(Part of a data file)
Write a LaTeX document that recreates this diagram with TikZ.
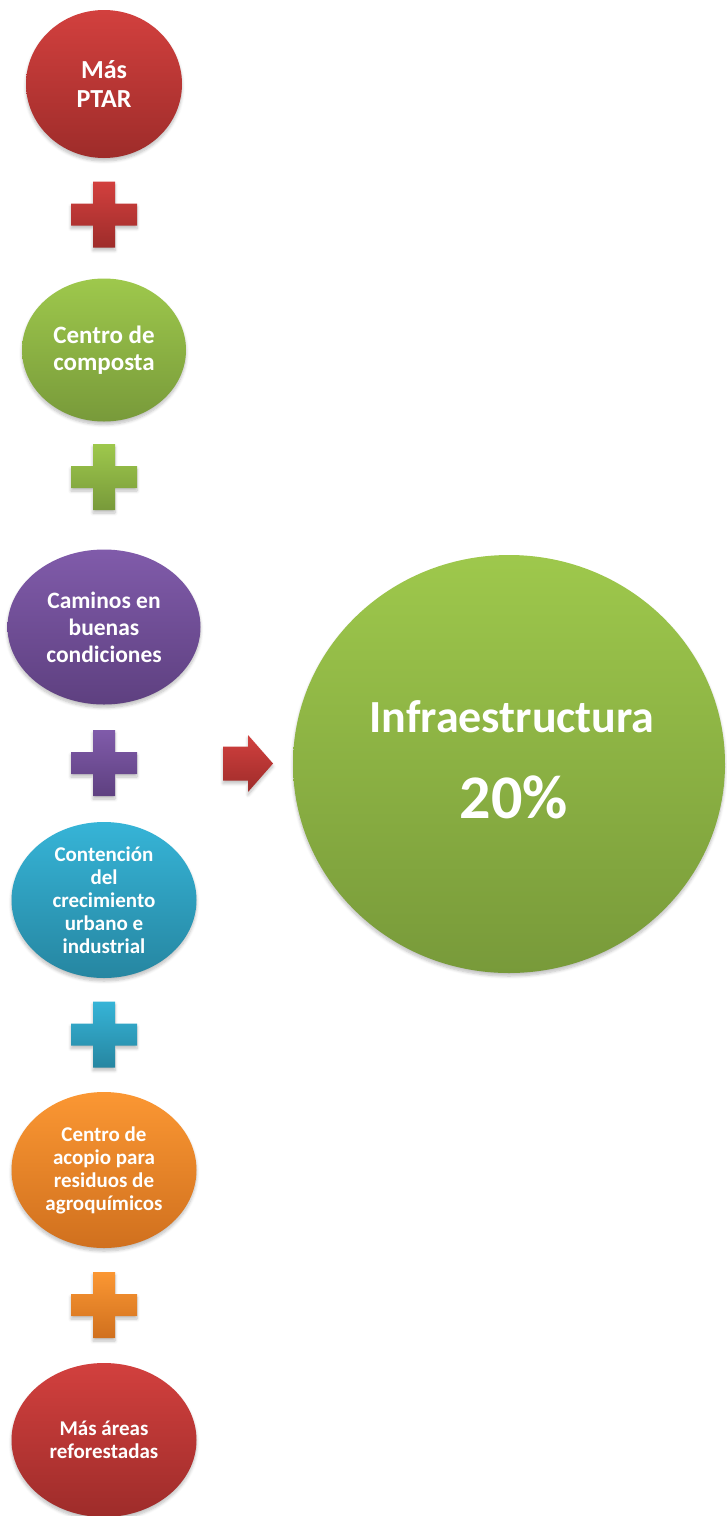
\documentclass[tikz,border=0pt]{standalone}
\usepackage{fontspec}
\setmainfont{Carlito}
\usetikzlibrary{shapes.geometric,shadows.blur}
\definecolor{redT}{RGB}{210,64,62}
\definecolor{redB}{RGB}{158,44,42}
\definecolor{grnT}{RGB}{158,200,76}
\definecolor{grnB}{RGB}{120,154,58}
\definecolor{purT}{RGB}{128,91,170}
\definecolor{purB}{RGB}{94,64,128}
\definecolor{bluT}{RGB}{54,180,215}
\definecolor{bluB}{RGB}{38,134,161}
\definecolor{oraT}{RGB}{251,151,51}
\definecolor{oraB}{RGB}{208,112,30}
\tikzset{
  softshadow/.style={blur shadow={shadow blur steps=6, shadow xshift=0pt, shadow yshift=-3pt, shadow opacity=25, shadow blur radius=3pt}},
  bubble/.style={ellipse, inner sep=0pt, text=white, align=center, softshadow,
     font=\bfseries\fontsize{21}{23}\selectfont},
  shade red/.style={top color=redT, bottom color=redB},
  shade grn/.style={top color=grnT, bottom color=grnB},
  shade pur/.style={top color=purT, bottom color=purB},
  shade blu/.style={top color=bluT, bottom color=bluB},
  shade ora/.style={top color=oraT, bottom color=oraB},
}
\newcommand{\plusat}[2]{%
  \shade[softshadow, #2] ([shift={(-11,-33)}]#1) -- ++(22,0) -- ++(0,22) -- ++(22,0) -- ++(0,22) -- ++(-22,0) -- ++(0,22) -- ++(-22,0) -- ++(0,-22) -- ++(-22,0) -- ++(0,-22) -- ++(22,0) -- cycle;}
\begin{document}
\begin{tikzpicture}[x=1pt,y=-1pt]
\useasboundingbox (0,0) rectangle (726,1516);

\node[bubble, shade red, minimum width=156pt, minimum height=148pt,
      font=\bfseries\fontsize{26}{29}\selectfont] (b1) at (104,84) {Más\\PTAR};
\node[bubble, shade grn, minimum width=164pt, minimum height=143pt,
      font=\bfseries\fontsize{25}{27}\selectfont] (b2) at (104,350) {Centro de\\composta};
\node[bubble, shade pur, minimum width=193pt, minimum height=155pt,
      font=\bfseries\fontsize{23.5}{27}\selectfont] (b3) at (104,627) {Caminos en\\buenas\\condiciones};
\node[bubble, shade blu, minimum width=185pt, minimum height=156pt] (b4) at (104,900)
      {Contención\\del\\crecimiento\\urbano e\\industrial};
\node[bubble, shade ora, minimum width=185pt, minimum height=156pt] (b5) at (104,1170)
      {Centro de\\acopio para\\residuos de\\agroquímicos};
\node[bubble, shade red, minimum width=185pt, minimum height=154pt] (b6) at (104,1440)
      {Más áreas\\reforestadas};

\coordinate (p1) at (104,214.5);
\coordinate (p2) at (104,477);
\coordinate (p3) at (104,763);
\coordinate (p4) at (104,1034.5);
\coordinate (p5) at (104,1305);
\plusat{p1}{shade red}
\plusat{p2}{shade grn}
\plusat{p3}{shade pur}
\plusat{p4}{shade blu}
\plusat{p5}{shade ora}

\coordinate (ar) at (223,763.5);
\shade[shade red, softshadow] ([shift={(0,-17)}]ar) -- ++(25,0) -- ++(0,-11.5) -- ++(25,28.5) -- ++(-25,28.5) -- ++(0,-11.5) -- ++(-25,0) -- cycle;

\node[ellipse, inner sep=0pt, shade grn, softshadow, minimum width=432pt, minimum height=418pt] (big) at (509,764) {};
\node[text=white, font=\bfseries\fontsize{46}{50}\selectfont, anchor=base] (t1) at (512,732) {Infraestructura};
\node[text=white, font=\bfseries\fontsize{62}{66}\selectfont, anchor=base] (t2) at (514,818) {20\%};
\end{tikzpicture}
\end{document}
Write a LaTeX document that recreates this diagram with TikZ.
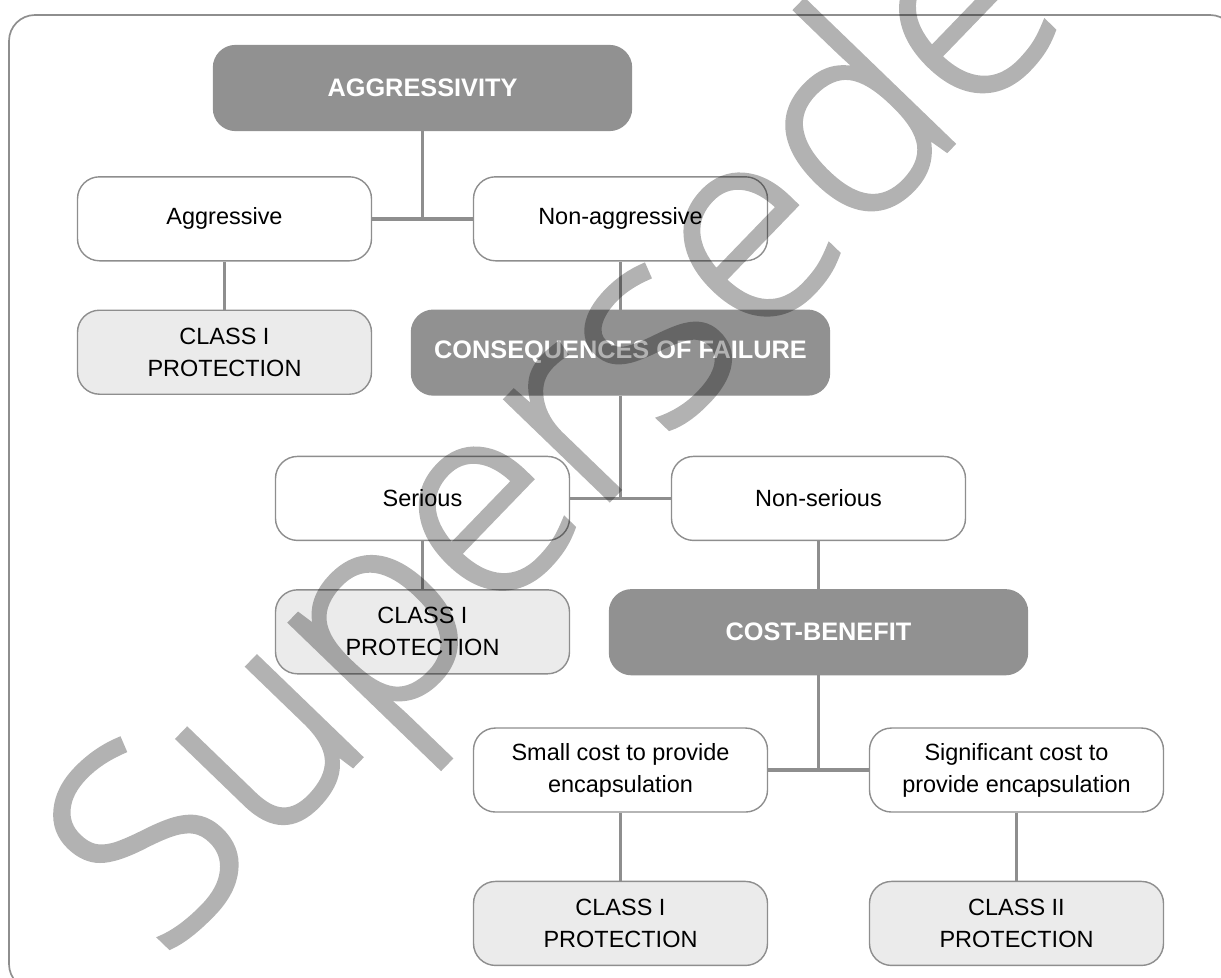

**Written problem**. Using the records above, output their complete text exactly, minus any images.

**Solution to the problem**.
Write a LaTeX document that recreates this diagram with TikZ.
\documentclass[tikz,border=0pt]{standalone}
\usepackage{fontspec}
\setmainfont{Carlito}
\usetikzlibrary{shapes.geometric,shadows.blur}
\definecolor{redT}{RGB}{210,64,62}
\definecolor{redB}{RGB}{158,44,42}
\definecolor{grnT}{RGB}{158,200,76}
\definecolor{grnB}{RGB}{120,154,58}
\definecolor{purT}{RGB}{128,91,170}
\definecolor{purB}{RGB}{94,64,128}
\definecolor{bluT}{RGB}{54,180,215}
\definecolor{bluB}{RGB}{38,134,161}
\definecolor{oraT}{RGB}{251,151,51}
\definecolor{oraB}{RGB}{208,112,30}
\tikzset{
  softshadow/.style={blur shadow={shadow blur steps=6, shadow xshift=0pt, shadow yshift=-3pt, shadow opacity=25, shadow blur radius=3pt}},
  bubble/.style={ellipse, inner sep=0pt, text=white, align=center, softshadow,
     font=\bfseries\fontsize{21}{23}\selectfont},
  shade red/.style={top color=redT, bottom color=redB},
  shade grn/.style={top color=grnT, bottom color=grnB},
  shade pur/.style={top color=purT, bottom color=purB},
  shade blu/.style={top color=bluT, bottom color=bluB},
  shade ora/.style={top color=oraT, bottom color=oraB},
}
\newcommand{\plusat}[2]{%
  \shade[softshadow, #2] ([shift={(-11,-33)}]#1) -- ++(22,0) -- ++(0,22) -- ++(22,0) -- ++(0,22) -- ++(-22,0) -- ++(0,22) -- ++(-22,0) -- ++(0,-22) -- ++(-22,0) -- ++(0,-22) -- ++(22,0) -- cycle;}
\begin{document}
\begin{tikzpicture}[x=1pt,y=-1pt]
\useasboundingbox (0,0) rectangle (726,1516);

\node[bubble, shade red, minimum width=156pt, minimum height=148pt,
      font=\bfseries\fontsize{26}{29}\selectfont] (b1) at (104,84) {Más\\PTAR};
\node[bubble, shade grn, minimum width=164pt, minimum height=143pt,
      font=\bfseries\fontsize{25}{27}\selectfont] (b2) at (104,350) {Centro de\\composta};
\node[bubble, shade pur, minimum width=193pt, minimum height=155pt,
      font=\bfseries\fontsize{23.5}{27}\selectfont] (b3) at (104,627) {Caminos en\\buenas\\condiciones};
\node[bubble, shade blu, minimum width=185pt, minimum height=156pt] (b4) at (104,900)
      {Contención\\del\\crecimiento\\urbano e\\industrial};
\node[bubble, shade ora, minimum width=185pt, minimum height=156pt] (b5) at (104,1170)
      {Centro de\\acopio para\\residuos de\\agroquímicos};
\node[bubble, shade red, minimum width=185pt, minimum height=154pt] (b6) at (104,1440)
      {Más áreas\\reforestadas};

\coordinate (p1) at (104,214.5);
\coordinate (p2) at (104,477);
\coordinate (p3) at (104,763);
\coordinate (p4) at (104,1034.5);
\coordinate (p5) at (104,1305);
\plusat{p1}{shade red}
\plusat{p2}{shade grn}
\plusat{p3}{shade pur}
\plusat{p4}{shade blu}
\plusat{p5}{shade ora}

\coordinate (ar) at (223,763.5);
\shade[shade red, softshadow] ([shift={(0,-17)}]ar) -- ++(25,0) -- ++(0,-11.5) -- ++(25,28.5) -- ++(-25,28.5) -- ++(0,-11.5) -- ++(-25,0) -- cycle;

\node[ellipse, inner sep=0pt, shade grn, softshadow, minimum width=432pt, minimum height=418pt] (big) at (509,764) {};
\node[text=white, font=\bfseries\fontsize{46}{50}\selectfont, anchor=base] (t1) at (512,732) {Infraestructura};
\node[text=white, font=\bfseries\fontsize{62}{66}\selectfont, anchor=base] (t2) at (514,818) {20\%};
\end{tikzpicture}
\end{document}
Write a LaTeX document that recreates this diagram with TikZ.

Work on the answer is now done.